Most of my comments here are the outgrowth of something that is discussed along Main Street, at the post office, around the court house and in many other places where I find myself witnessing what is going on.
This happens to be one of the days when I take no responsibility for what is said, other than to quote some mighty good people who were talking up and down Main Street in Hazard on Saturday afternoon.
Members of the Business and Professional Women's Club and the United Mine Workers were hotter than Herman Goering when the first airplanes bombed Berlin, Saturday afternoon. As they told their story: The good women volunteered to hold forth along Main Street the previous Saturday with tables whereby the passing public could be asked for donations to the Red Cross. Some good money had been spent to prepare for these solicitations. More good money has been gathered in the previous Saturday to swell the Red Cross fund.

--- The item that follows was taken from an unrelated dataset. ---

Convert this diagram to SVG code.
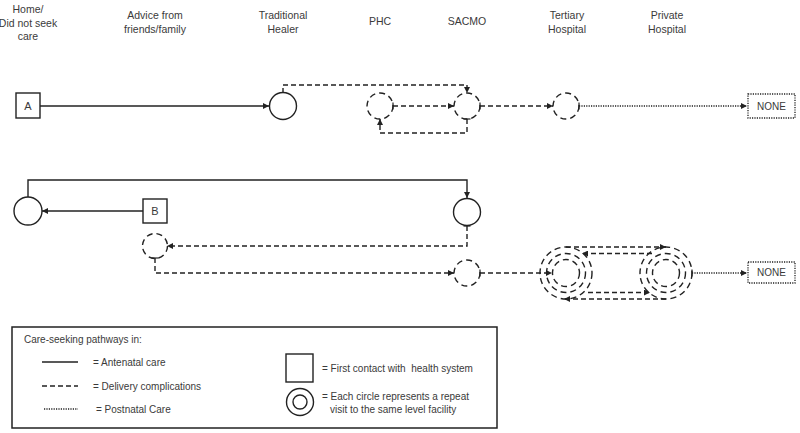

As they told it, still not my story, one merchant told them to "scram" from in front of a place of business where money had been collected the preceding Saturday. "We lost more than $300 last Saturday by this table being near our place," the merchant said.
The table was moved in compliance with the order given, but the talk failed to die down. In fact it got hotter and hotter. Ed Reynolds, speaking for the mine workers, made no bones about how his organization felt and said this would be not the last of this matter.
Some of the good women called attention to the fact that our boys could not make $300 in a whole year, spreading their precious blood over the snows and in the foxholes of Germany.
Ed Reynolds says he feels sure that St. Peter won't allow anybody to take money inside the pearly gates. This will be a sad disappointment to some people, he seems to think.